Jim Geraghty of National Review Online pokes holes in a media narrative about the demise of President Biden’s disinformation plans.

A better editor would have looked at Taylor Lorenz’s story this morning, contending that the Department of Homeland Security shut down the Disinformation Governance Board because of intense criticism from “the right-wing Internet apparatus,” and told the reporter, “No, that’s not the story. Keep digging until you find an explanation that makes sense, checks out, and is less self-serving to those involved.” …

… As much as I would love to believe that conservative voices on the Internet have awesome and far-reaching power that makes cabinet secretaries quake in their boots, that is not the way the world has ever worked, that is not the way the world works now, and that is not the way the world will likely ever work. Federal agencies don’t shut down projects just because they’ve gotten a lot of critical coverage in the media, particularly conservative media.

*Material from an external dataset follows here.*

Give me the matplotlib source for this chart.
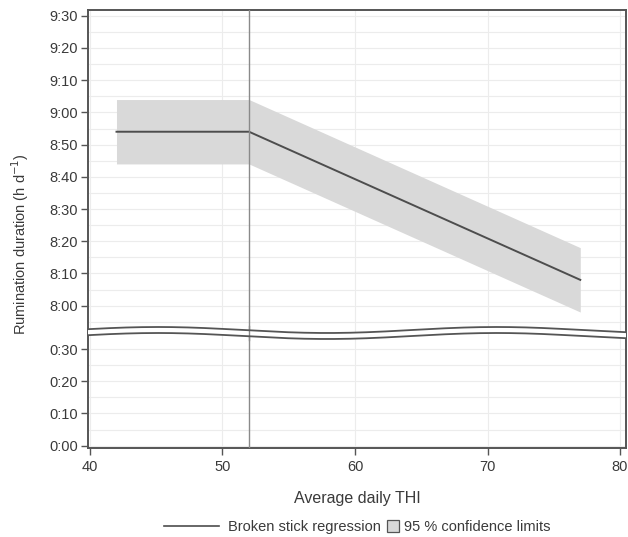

If intense criticism from the Internet could get a federal agency to stop doing something, very few federal agencies would ever do anything. If intense criticism from the Internet could get a federal official to resign, then Joe Biden, Kamala Harris, Antony Blinken, Alejandro Mayorkas, Merrick Garland, Janet Yellen and just about the entire Biden administration would all be cleaning out their desks.

But in Lorenz’s version of events, the Biden administration saw critical segments on Fox News and just . . . gave up. Quit, and went home. If you’re reading this, you’ve probably followed politics for a long time. When’s the last time you remember a federal agency suddenly waving a white flag and pulling the plug on a program less than a month after its announcement?

It’s extremely rare, and when it does happen, it means someone within the agency has decided the program just wasn’t worth the grief and aggravation.